Issues with events ingestion, UI and REST API
Incident Report for PagerDuty
Postmortem

Summary

On December 15th, 2021 from 00:22 UTC to December 15th, 03:14 UTC, PagerDuty's web UI, mobile UI, and events API experienced an incident that impacted our ability to ingest events and deliver notifications in a timely manner. This issue impacted both our US and EU service regions simultaneously.

By 01:30 UTC December 15th, most functionality in the US service region was restored, and in the EU service region, most functionality was restored by approximately 02:00 UTC. Full restoration of all functionality across both regions was in place by 03:14 UTC.

What Happened?

On December 15th, 2021 at 00:17 UTC, we deployed a DNS configuration change in PagerDuty’s infrastructure that impacted our container orchestration cluster. The change contained a defect, that we did not detect in our testing environments, which immediately caused all services running in the container orchestration cluster to be unable to resolve DNS.

Internal monitoring caught the issues within one minute and the Engineering team mobilized a major incident. A probable cause was identified as dnsmasq misconfiguration. The incident response team deployed a fix to a subset of our production environment and, once verified, the fix was rolled out to the other production environments sequentially with verification for each.

What Are We Doing About This?

We strongly believe in learning from failure when it does happen. Our engineering team’s focus is on prevention and mitigation. We will be expanding our automated infrastructure testing processes to include enhanced testing of configuration changes in the pre-deploy phase and improving our canary capabilities to reduce  risk and validate new changes. For any questions, comments, or concerns, please reach out to support@pagerduty.com.
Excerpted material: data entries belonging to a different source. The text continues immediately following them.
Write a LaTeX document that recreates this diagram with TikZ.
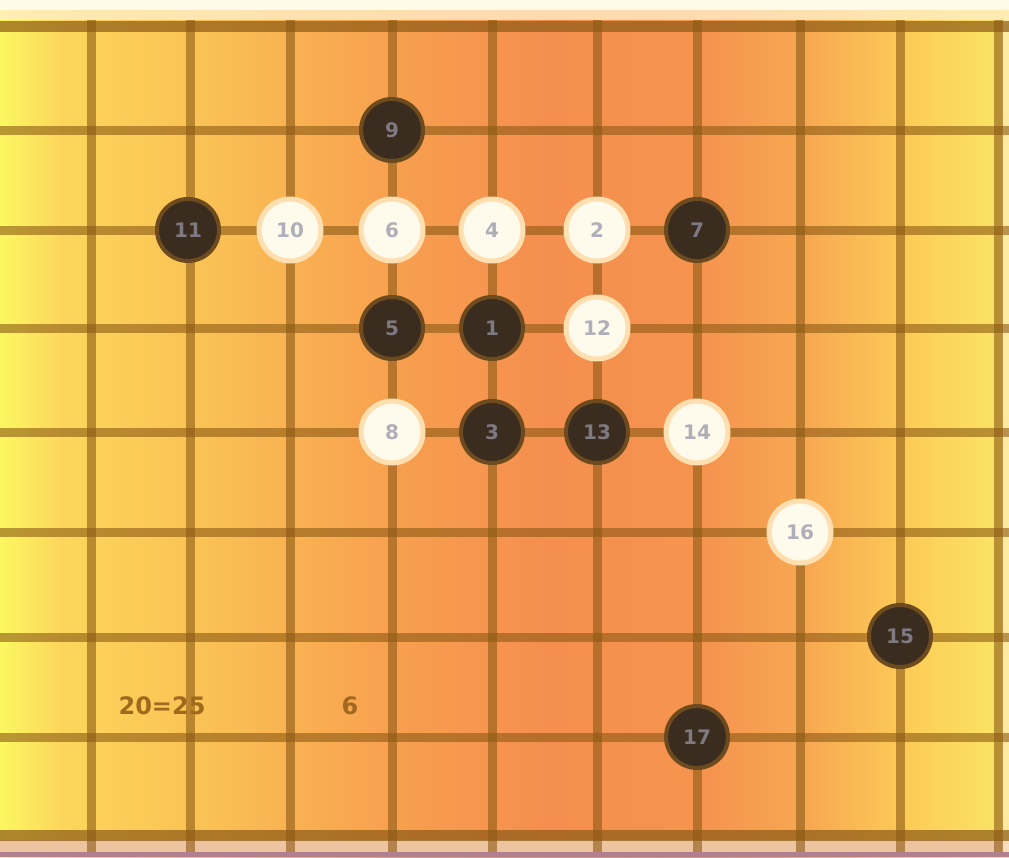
\documentclass[tikz,border=0pt]{standalone}
\usepackage{fontspec}
\setmainfont{DejaVu Sans}
\definecolor{cream}{RGB}{255,251,232}
\definecolor{cream2}{RGB}{255,238,200}
\definecolor{gridc}{RGB}{140,90,20}
\definecolor{stoneb}{RGB}{58,44,30}
\definecolor{haloB}{RGB}{110,75,30}
\definecolor{stonew}{RGB}{255,251,236}
\definecolor{haloW}{RGB}{255,222,175}
\definecolor{numB}{RGB}{125,122,130}
\definecolor{numW}{RGB}{175,175,185}
\definecolor{labc}{RGB}{160,105,30}
\definecolor{lowband}{RGB}{236,196,160}
\definecolor{purp}{RGB}{176,128,144}
\pgfdeclarehorizontalshading{boardshade}{100bp}{%
  rgb(0bp)=(0.99,0.97,0.38);
  rgb(25bp)=(0.99,0.97,0.38);
  rgb(28bp)=(0.99,0.84,0.36);
  rgb(35bp)=(0.98,0.76,0.33);
  rgb(45bp)=(0.97,0.62,0.31);
  rgb(52bp)=(0.96,0.56,0.31);
  rgb(60bp)=(0.96,0.58,0.31);
  rgb(65bp)=(0.97,0.66,0.32);
  rgb(70bp)=(0.99,0.80,0.34);
  rgb(75bp)=(0.98,0.90,0.40);
  rgb(100bp)=(0.98,0.90,0.40)}
\tikzset{
  gridline/.style={draw=gridc, draw opacity=0.6, line width=9pt},
  edgeline/.style={draw=gridc, draw opacity=0.7, line width=11pt},
  stonebase/.style={circle, minimum size=62pt, inner sep=0pt,
    font=\bfseries\fontsize{20}{20}\selectfont},
  bstone/.style={stonebase, fill=stoneb, draw=haloB, line width=4pt, text=numB},
  wstone/.style={stonebase, fill=stonew, draw=haloW, line width=5pt, text=numW},
  labeltext/.style={text=labc, font=\bfseries\fontsize{24}{24}\selectfont, inner sep=0pt}
}
\begin{document}
\begin{tikzpicture}[x=1pt,y=-1pt]
\useasboundingbox (0,0) rectangle (1009,857);
\shade[shading=boardshade] (0,0) rectangle (1009,857);
% frame bands
\fill[cream] (0,0) rectangle (1009,10);
\fill[cream2, opacity=0.8] (0,10) rectangle (1009,20);
\fill[lowband] (0,840) rectangle (1009,852);
\fill[purp] (0,852) rectangle (1009,857);
\fill[cream2, opacity=0.6] (1002,20) rectangle (1009,852);
% grid
\foreach \x in {91,190,290,392,492,597,697,800,900,998}
  \draw[gridline] (\x,20) -- (\x,852);
\foreach \y in {130,230,328,432,532,637,737}
  \draw[gridline] (0,\y) -- (1009,\y);
\draw[edgeline] (0,26) -- (1009,26);
\draw[edgeline] (0,835) -- (1009,835);
% black stones
\node[bstone] (b1) at (492,328) {1};
\node[bstone] (b3) at (492,432) {3};
\node[bstone] (b5) at (392,328) {5};
\node[bstone] (b7) at (697,230) {7};
\node[bstone] (b9) at (392,130) {9};
\node[bstone] (b11) at (188,230) {11};
\node[bstone] (b13) at (597,432) {13};
\node[bstone] (b15) at (900,636) {15};
\node[bstone] (b17) at (697,737) {17};
% white stones
\node[wstone] (w2) at (597,230) {2};
\node[wstone] (w4) at (492,230) {4};
\node[wstone] (w6) at (392,230) {6};
\node[wstone] (w8) at (392,432) {8};
\node[wstone] (w10) at (290,230) {10};
\node[wstone] (w12) at (597,328) {12};
\node[wstone] (w14) at (697,432) {14};
\node[wstone] (w16) at (800,532) {16};
% caption
\node[labeltext] (cap1) at (162,706) {20=25};
\node[labeltext] (cap2) at (350,706) {6};
\end{tikzpicture}
\end{document}
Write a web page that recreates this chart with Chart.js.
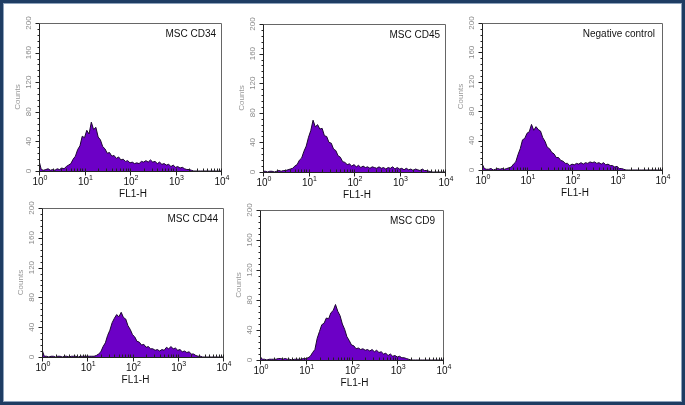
<!DOCTYPE html>
<html>
<head>
<meta charset="utf-8">
<script src="https://cdn.jsdelivr.net/npm/chart.js@4.4.1/dist/chart.umd.min.js"></script>
<style>
  html, body { margin: 0; padding: 0; background: #fff; }
  #frame {
    position: absolute; left: 0; top: 0; width: 685px; height: 405px;
    box-sizing: border-box; border: 3px solid #1f3d63;
    box-shadow: inset 0 0 0 1px #8ea3bc; background: #fff;
  }
  canvas { position: absolute; }
</style>
</head>
<body>
<div id="frame"></div>

<script>
// bins every 0.05 decade from 10^0 to 10^4
const logBins = Array.from({ length: 81 }, (_, i) => i * 0.05);
const decades = [0, 1, 2, 3, 4];
const countTicks = [0, 40, 80, 120, 160, 200];

// counts per bin
const cd34 = [
  14, 2, 1, 2, 3, 1, 2, 1, 3, 2,
  4, 3, 6, 8, 10, 16, 20, 29, 34, 47,
  45, 55, 50, 66, 56, 59, 46, 42, 33, 30,
  24, 25, 20, 21, 17, 19, 15, 16, 13, 14,
  11, 12, 10, 11, 10, 13, 12, 14, 12, 15,
  12, 13, 10, 12, 9, 10, 8, 9, 6, 8,
  5, 6, 4, 5, 3, 2, 2, 1, 0, 0,
  0, 0, 0, 0, 0, 0, 0, 0, 0, 0, 0
];
const cd45 = [
  1, 1, 0, 1, 1, 0, 1, 2, 1, 2,
  2, 3, 4, 5, 8, 10, 16, 19, 28, 35,
  47, 56, 70, 61, 64, 58, 59, 49, 48, 40,
  39, 31, 29, 22, 20, 14, 13, 10, 11, 8,
  10, 7, 9, 6, 8, 6, 7, 5, 7, 6,
  5, 7, 5, 6, 4, 6, 5, 7, 4, 6,
  4, 5, 3, 5, 3, 4, 2, 4, 3, 2,
  4, 2, 2, 1, 0, 0, 0, 0, 0, 0, 0
];
const negControl = [
  9, 2, 1, 1, 2, 0, 1, 2, 1, 2,
  1, 2, 3, 4, 8, 11, 21, 29, 41, 43,
  50, 52, 62, 54, 59, 55, 53, 44, 39, 31,
  29, 24, 22, 17, 17, 13, 12, 9, 9, 6,
  8, 7, 9, 8, 10, 8, 10, 9, 11, 10,
  11, 9, 10, 8, 10, 7, 8, 6, 6, 4,
  5, 2, 2, 1, 0, 0, 0, 0, 0, 0,
  0, 0, 0, 0, 0, 0, 0, 0, 0, 0, 0
];
const cd44 = [
  10, 1, 1, 0, 1, 1, 0, 1, 1, 0,
  1, 1, 0, 1, 1, 1, 0, 1, 1, 1,
  1, 1, 1, 1, 2, 4, 7, 14, 19, 29,
  36, 46, 52, 57, 54, 60, 53, 51, 42, 37,
  30, 27, 21, 20, 16, 17, 13, 14, 11, 11,
  9, 10, 8, 10, 9, 13, 11, 14, 11, 12,
  9, 10, 7, 8, 6, 7, 4, 4, 2, 1,
  1, 0, 0, 0, 0, 0, 0, 0, 0, 0, 0
];
const cd9 = [
  5, 1, 1, 0, 1, 1, 1, 1, 2, 2,
  1, 2, 1, 1, 0, 1, 1, 1, 1, 2,
  2, 3, 5, 10, 14, 29, 38, 47, 49, 56,
  55, 63, 66, 74, 65, 59, 48, 41, 31, 26,
  20, 19, 15, 16, 14, 15, 13, 14, 12, 14,
  11, 13, 10, 11, 8, 9, 6, 8, 5, 6,
  4, 5, 3, 3, 2, 1, 0, 0, 0, 0,
  0, 0, 0, 0, 0, 0, 0, 0, 0, 0, 0
];

const FILL = '#6c00c6';
const EDGE = '#1b0630';
const FONT = "'Liberation Sans', Arial, sans-serif";

// plot boxes in page pixels
const panels = [
  { title: 'MSC CD34', values: cd34, L: 39, T: 23, R: 221, B: 171, inset: 5 },
  { title: 'MSC CD45', values: cd45, L: 263, T: 24, R: 445, B: 172, inset: 5 },
  { title: 'Negative control', values: negControl, L: 482, T: 23, R: 662, B: 170, inset: 7 },
  { title: 'MSC CD44', values: cd44, L: 42, T: 208, R: 223, B: 357, inset: 5 },
  { title: 'MSC CD9', values: cd9, L: 260, T: 210, R: 443, B: 360, inset: 8 }
];

// flow-cytometry style frame, ticks and labels
const facsAxes = {
  id: 'facsAxes',
  afterDatasetsDraw(chart, args, opts) {
    const { ctx, chartArea: a, scales: { x, y } } = chart;
    const left = Math.round(a.left) + 0.5, right = Math.round(a.right) + 0.5;
    const top = Math.round(a.top) + 0.5, bottom = Math.round(a.bottom) + 0.5;
    ctx.save();
    ctx.lineWidth = 1;
    ctx.strokeStyle = '#666';
    ctx.beginPath();
    ctx.moveTo(left, top); ctx.lineTo(right, top); ctx.lineTo(right, bottom);
    ctx.stroke();
    ctx.strokeStyle = '#222';
    ctx.beginPath();
    ctx.moveTo(left, top); ctx.lineTo(left, bottom); ctx.lineTo(right, bottom);
    ctx.stroke();

    // y ticks: major every 40, minor every 8
    ctx.beginPath();
    for (let v = 0; v <= 200; v += 8) {
      const py = Math.round(y.getPixelForValue(v)) + 0.5;
      ctx.moveTo(left - (v % 40 === 0 ? 4 : 2), py);
      ctx.lineTo(left, py);
    }
    // x ticks: decades down, 2..9 up
    decades.forEach(d => {
      const px = Math.round(x.getPixelForValue(Math.pow(10, d))) + 0.5;
      ctx.moveTo(px, bottom + 4); ctx.lineTo(px, bottom - 3);
      if (d < 4) {
        for (let m = 2; m <= 9; m++) {
          const pm = Math.round(x.getPixelForValue(m * Math.pow(10, d))) + 0.5;
          ctx.moveTo(pm, bottom); ctx.lineTo(pm, bottom - 3);
        }
      }
    });
    ctx.stroke();

    // y tick labels, rotated, grey
    ctx.fillStyle = '#8a8a8a';
    ctx.font = '8px ' + FONT;
    ctx.textAlign = 'center';
    ctx.textBaseline = 'middle';
    countTicks.forEach(v => {
      const py = y.getPixelForValue(v);
      ctx.save();
      ctx.translate(a.left - 10, py);
      ctx.rotate(-Math.PI / 2);
      ctx.fillText(String(v), 0, 0);
      ctx.restore();
    });
    ctx.save();
    ctx.translate(a.left - 21, (a.top + a.bottom) / 2);
    ctx.rotate(-Math.PI / 2);
    ctx.fillStyle = '#999';
    ctx.fillText('Counts', 0, 0);
    ctx.restore();

    // x tick labels 10^n
    ctx.fillStyle = '#111';
    ctx.textAlign = 'left';
    ctx.textBaseline = 'alphabetic';
    decades.forEach(d => {
      const px = x.getPixelForValue(Math.pow(10, d));
      ctx.font = '10px ' + FONT;
      const w1 = ctx.measureText('10').width;
      ctx.font = '7px ' + FONT;
      const w2 = ctx.measureText(String(d)).width;
      const x0 = px - (w1 + w2) / 2 + 1;
      ctx.font = '10px ' + FONT;
      ctx.fillText('10', x0, a.bottom + 14);
      ctx.font = '7px ' + FONT;
      ctx.fillText(String(d), x0 + w1, a.bottom + 9);
    });
    ctx.font = '10px ' + FONT;
    ctx.textAlign = 'center';
    ctx.fillText('FL1-H', (a.left + a.right) / 2 + 3, a.bottom + 26);

    // panel title
    ctx.textAlign = 'right';
    ctx.fillText(opts.title, a.right - opts.inset, a.top + 14);
    ctx.restore();
  }
};

const PAD = { left: 40, top: 12, right: 10, bottom: 28 };

panels.forEach(p => {
  const cv = document.createElement('canvas');
  const w = p.R - p.L + PAD.left + PAD.right;
  const h = p.B - p.T + PAD.top + PAD.bottom;
  cv.width = w; cv.height = h;
  cv.style.left = (p.L - PAD.left) + 'px';
  cv.style.top = (p.T - PAD.top) + 'px';
  cv.style.width = w + 'px';
  cv.style.height = h + 'px';
  document.body.appendChild(cv);

  new Chart(cv, {
    type: 'line',
    data: {
      datasets: [{
        data: logBins.map((lb, i) => ({ x: Math.pow(10, lb), y: p.values[i] })),
        fill: 'origin',
        backgroundColor: FILL,
        borderColor: EDGE,
        borderWidth: 1,
        pointRadius: 0,
        tension: 0
      }]
    },
    options: {
      responsive: false,
      animation: false,
      devicePixelRatio: 1,
      layout: { padding: PAD },
      plugins: {
        legend: { display: false },
        tooltip: { enabled: false },
        facsAxes: { title: p.title, inset: p.inset }
      },
      scales: {
        x: { type: 'logarithmic', min: 1, max: 10000, display: false },
        y: { type: 'linear', min: 0, max: 200, display: false }
      }
    },
    plugins: [facsAxes]
  });
});
</script>
</body>
</html>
Posted Dec 23, 2021 - 23:02 UTC

Resolved
We have confirmed full recovery of our systems - this incident is now resolved.
Posted Dec 15, 2021 - 03:15 UTC
Update
We have confirmed the recovery of our systems in both the EU and US service regions, will continue to monitor their recovery.
Posted Dec 15, 2021 - 03:04 UTC
Monitoring
We have confirmed the recovery of all of our services in the US service region, and also observing strong signs of recovery in the EU region, where the fix has now been fully deployed. We will continue sharing updates as we monitor the state of our systems.
Posted Dec 15, 2021 - 02:40 UTC
Update
We are observing strong signs of recovery in the US service region and some initial signs in the EU service region. We will continue deploying the fix for the EU region and monitoring the progress of the recovery.
Posted Dec 15, 2021 - 02:22 UTC
Update
The deploy of the fix has completed in the US service region and we are monitoring the state of our services to confirm correct recovery. We are in progress of rolling out the fix in the EU service region.
Posted Dec 15, 2021 - 01:51 UTC
Update
We are seeing signs of recovery in the US service region but are yet to observe full resolution of the issue. We are continuing the rollout of the fix.
Posted Dec 15, 2021 - 01:29 UTC
Identified
We have identified the current behaviour as related to a DNS issue and are rolling out a fix.
Posted Dec 15, 2021 - 01:04 UTC
Investigating
We are observing issues with events ingestion, application UI and web API. We are investigating the potential root cause.
Posted Dec 15, 2021 - 00:39 UTC
This incident affected: Events API (Events API (US), Events API (EU)), REST API (REST API (US), REST API (EU)), Web Application (Web Application (US), Web Application (EU)), and Mobile Application (Mobile Application (US), Mobile Application (EU)).